What this does, clearly, is to keep those same items to a minimum on the shelves of nearby retail wine shops. The farther away from a wholesale warehouse, the less impact it has on the availability of — or the pricing of — commodity wines. “Look, I can’t compete with those guys on those items,” said one San Francisco wine shop retailer. “They ask [the wholesaler] for the 1,000-case price, and if that’s not low enough, they ask for the 5,000-case price. No matter how carefully I buy, I can’t compete with that.” The retailer, who asked to remain anonymous, said he carried most of the same brands that Costco stores do, “but only enough to supply a few people who want a bottle or two. I specialize — that’s how I compete.”

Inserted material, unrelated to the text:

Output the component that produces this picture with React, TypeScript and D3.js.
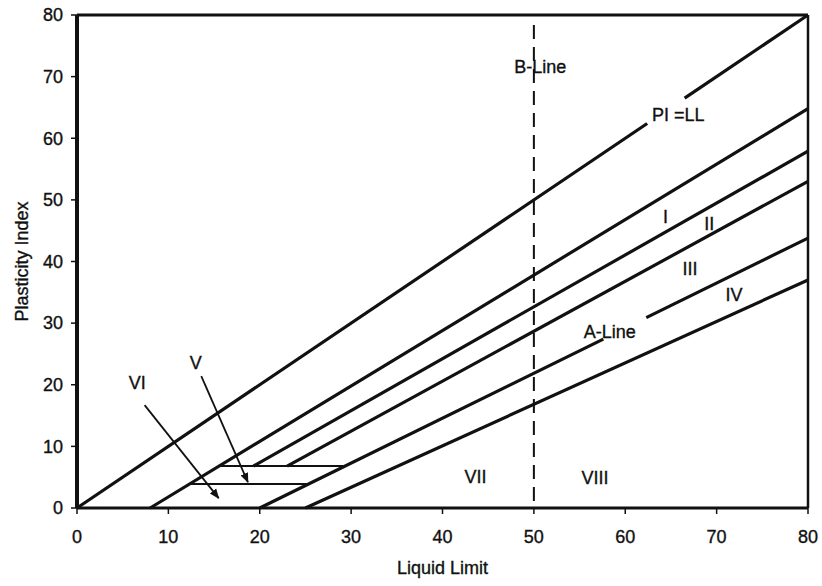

The advent of the beverage alcohol specialty superstores (such as Binny’s Beverage Depots and Sam’s in Chicago), as well as the ability of many major retailers to ship wine, changed the face of retailing in the last decade. Consequently, today there is little meaning to the phrase “suggested retail price.” The standard margin of a 50% markup, or 33% profit, is “absolutely archaic,” says San Francisco wine marketing executive Ed Everett, “but it’s the old standard and a lot of people still remember it. And it’s the only one we’ve got. The higher the price [of a particular wine], the more likely it is that the buyer is shopping around the country to get it, to save money,” Everett continued. “That’s the reason it’s so hard to make any money on big Burgundies and Bordeaux these days — everyone is out shopping for the best price.”

Smaller retailers, such as Corti Bros. in Sacramento, CA, find it more difficult to compete selling certain widely available wines, in part because they can’t afford to work on 10% to 12% margins.” Corti said he competes by finding specialty items and announcing them in a well-written newsletter that goes via direct mail to thousands of loyal Corti Bros. shoppers.

Russell DeVore, wine buyer for Frugal MacDoogal’s Beverage Warehouse in Nashville, TN, admits that pricing wine is, in part, a function of what takes place on retail shelves throughout his own city. And, he admits that pricing wine is very different from a decade ago, when he had fewer brands to deal with and more predictable pricing. “Today, it’s a balance,” he said. “You try to determine the best price for each particular item, and you can’t make an item too high or too low. The wholesalers don’t want you to bastardize their products by offering it so low, and the flip side of that is that you have some competitors who don’t care how low it is, and they discount certain items quite deeply. “We assess each individual item carefully, and we discuss the ramifications of what the price point is that we will sell it for. We want to be competitive, but the odd thing is, if we sell something too low, people say, ‘What’s wrong with this product?’ And we can’t sell it too high, for obvious reasons.”

To price accurately, said DeVore, “We have to constantly check our competitors, to make sure we’re offering the best prices.”

Everyone agrees that smaller profit margins make for far more selective buying by retailers. Moreover, the competition from stores, such as discount warehouses, which often can sell their wine before they have to pay for it, forces smaller shops to shy away from large volumes of the same wines.

The game is changing, and pricing is no longer a simple formulated thing. Now it’s a guessing game, replete with pitfalls and requiring careful planning and strategy.